L’esprit de Carrotmob réside dans l’ouverture. Tout le monde peut participer et lancer sa propre opération. Pour épauler les volontaires, Carrotmob met à leur disposition des outils leur expliquant la démarche à suivre et reste à leur disposition pour toutes les questions d’organisation et de viabilité du projet. Malgré la simplicité du concept, une opération réussie demande un maximum de préparation et un réseau conséquent. Pour Florian Guillaume, la notion d’entraide forme le cœur de Carrotmob : “la vocation de notre association est de guider les organisateurs en herbe et de déployer le concept dans toute la France. A Paris et Rennes, certains sont très actifs, très motivés.
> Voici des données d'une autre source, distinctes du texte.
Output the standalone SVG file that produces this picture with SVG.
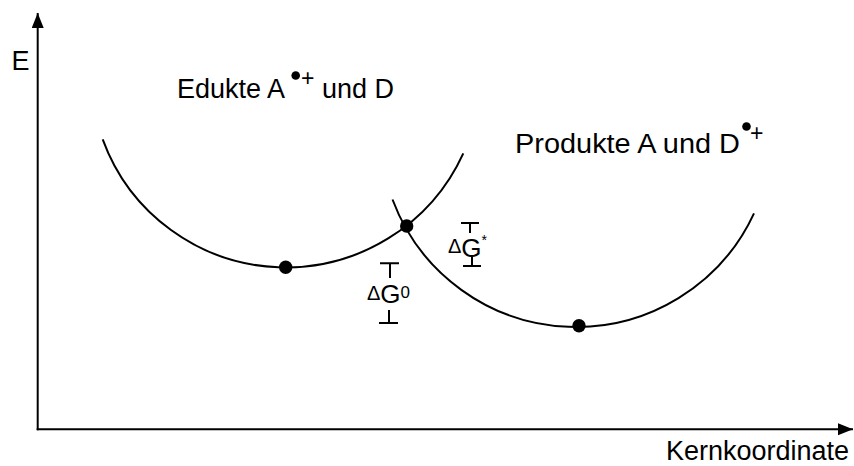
<svg xmlns="http://www.w3.org/2000/svg" width="854" height="466" viewBox="0 0 854 466">
<style>
  .ln { fill: none; stroke: #000; stroke-width: 2; }
  .crv { fill: none; stroke: #000; stroke-width: 2; }
  .dot { fill: #000; }
  text { font-family: "Liberation Sans", Arial, sans-serif; fill: #000; }
  .lbl { font-size: 27px; }
  .sup { font-size: 23px; }
</style>
<defs>
  <marker id="arr" markerUnits="userSpaceOnUse" markerWidth="16" markerHeight="14" refX="15" refY="6" orient="auto">
    <path d="M0,0 L15,6 L0,12 Z" fill="#000"/>
  </marker>
</defs>
<rect width="854" height="466" fill="#fff"/>
<g id="axes">
  <line class="ln" x1="37.7" y1="430.3" x2="37.7" y2="13" marker-end="url(#arr)"/>
  <line class="ln" x1="36.7" y1="429.3" x2="853" y2="429.3" marker-end="url(#arr)"/>
  <text class="lbl" x="11.5" y="70">E</text>
  <text class="lbl" x="849" y="460" text-anchor="end">Kernkoordinate</text>
</g>
<g id="connectors">
  <path id="edukt-curve" class="crv" d="M102.7,139.3 A195,195 0 0 0 463.3,153.3"/>
  <path id="produkt-curve" class="crv" d="M392.5,199.5 A196,196 0 0 0 754,213.3"/>
</g>
<g id="edukte-label">
  <text class="lbl" x="177" y="97.7">Edukte A</text>
  <circle class="dot" cx="295.7" cy="75.5" r="4.3"/>
  <text class="sup" x="301" y="86">+</text>
  <text class="lbl" x="322" y="97.7">und D</text>
</g>
<g id="produkte-label">
  <text class="lbl" x="515" y="153" font-size="28" textLength="225" lengthAdjust="spacingAndGlyphs">Produkte A und D</text>
  <circle class="dot" cx="746.5" cy="126.5" r="4.3"/>
  <text class="sup" x="750" y="141">+</text>
</g>
<g id="edukt-min"><circle class="dot" cx="285.7" cy="267.3" r="6.7"/></g>
<g id="produkt-min"><circle class="dot" cx="579" cy="325.7" r="6.7"/></g>
<g id="crossing"><circle class="dot" cx="406.7" cy="226" r="6.7"/></g>
<g id="dG0">
  <path class="ln" d="M380,263.3 H399 M390,263.3 V278 M389,310 V323 M379,323 H398"/>
  <text x="367" y="300"><tspan font-size="20">Δ</tspan><tspan font-size="26" dy="3">G</tspan><tspan font-size="17" dy="-5">0</tspan></text>
</g>
<g id="dGstar">
  <path class="ln" d="M461,223 H479 M470,223 V233 M472,257 V266 M463,266 H481"/>
  <text x="448" y="253.3"><tspan font-size="20">Δ</tspan><tspan font-size="26" dy="3.4">G</tspan><tspan font-size="14" dy="-12">*</tspan></text>
</g>
</svg>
Notre rôle est simplement de garantir le respect de l’esprit originel du concept, pour limiter les déviances.”
Pour le moment, Carrotmob se concentre sur des actions de faible amplitude, dans des commerces de proximité. Mais les ambitions sont grandes, aux Etats-Unis comme en France. De son côté, Brent Schulkin s’apprête à “lancer dès cet été des campagnes de plus grande envergure dans les grandes entreprises”. Il souhaite ainsi lever plus d’argent, donner plus de visibilité au phénomène, et faire entrer Carrotmob dans une nouvelle dimension. En France, Florian Guillaume réfléchit, à long terme, à un nouveau business model pour faire de Carrot Community une entreprise sociale.
Le but recherché est de pérenniser l’activité afin de pouvoir salarier certains membres de l’association pour faire rouler les Carrotmobs : un graphiste, un chargé de communication, un expert énergéticien… Mais argent et écologie ne font pas toujours bon ménage : “Il peut y avoir des réticences de la part des extrémistes de l’écologie, ceux qui prônent la décroissance. Parler argent et consommation avec eux peut parfois s’avérer difficile. Mais je suis sûr que nous réussirons à rassembler largement au-delà des frontières de l’écologie pure.” Ecologistes ou non, tout le monde est invité au prochain Carrotmob le 23 juin à Rennes.